Today is a friend's birthday. She's been posting pictures of her daughter's wedding on Facebook. What joy & sweet remembrance in seeing those wonderful photos, especially seeing Kim looking so happy & hardly any older than the year we taught 6th grade, than when she was married over a winter wonderland Christmas. How blessed her children are to have her as their mom, how blessed she is to be sharing these years with them.
Maybe I'm super susceptible to such sentimental meanderings, having just watched (again) Raising Helen. The plotline about a Manhattan fashionista suddenly handed custody of her nieces & nephew after their parents’ sudden death makes scenes of mothers & adult daughters especially sweet. And having just reread Erin & Doug Kramp's Living With The End In Mind makes me appreciate anew the young father's wisdom in addressing the unthinkable possibility of their unexpected passing.
The first question in the book's first chapter asks, "Why should you read a book about embracing your mortality when the ultimate goal is to live?" Their answer ~ "Because death informs life. We can go about our day-to-day lives, or we can use the knowledge that we all will die to gain perspective on what is important today ~ whether we are healthy or ill."
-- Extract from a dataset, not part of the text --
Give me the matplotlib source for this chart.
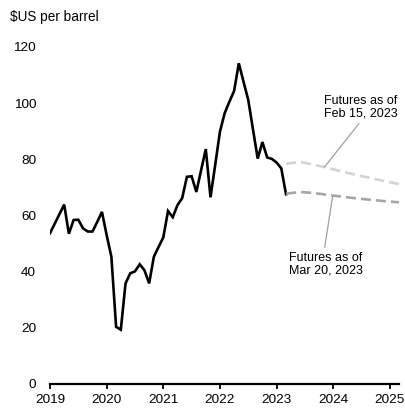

The first personal sense my John had of Mom was the night the two of us first talked about getting married. When I pulled out the church liturgy to look over wedding-related services & rituals, we discovered a piece of paper acting as a marker for "Funerals." It was a list of hymns Mom wanted for her memorial service. At the time, Mom was hale & hearty, on her 6th of 7 trips to Australia. It was both a chortle & a WOW! moment, making me realize how cool it was of her to have thought ahead, to have written them down, and placed them where, if the need had come up, we would have found them. And it left John pretty drop-jawed with amazement at the person who jotted down those page numbers.
Death informs life. Did we use those hymns for Mom's memorial celebration? No, we did not - she took a different route, asking each of her children to pick a favorite. But having those jotted down numbers opened the door, it started a conversation. Not only did it make it easier on all of us when the day finally did dawn that we had to organize Mom's memorial celebration, it became an opportunity for her to connect with each of her children, to let them know their participation in that special moment was special to her, to let each of her children feel a direct part of remembering Mom.
How blessed I am to have the friends who post such wonderful moments in their lives. How blessed I was to have a Mom who always seemed to live with the end in mind, enjoying each moment while preparing herself - and us - for the last.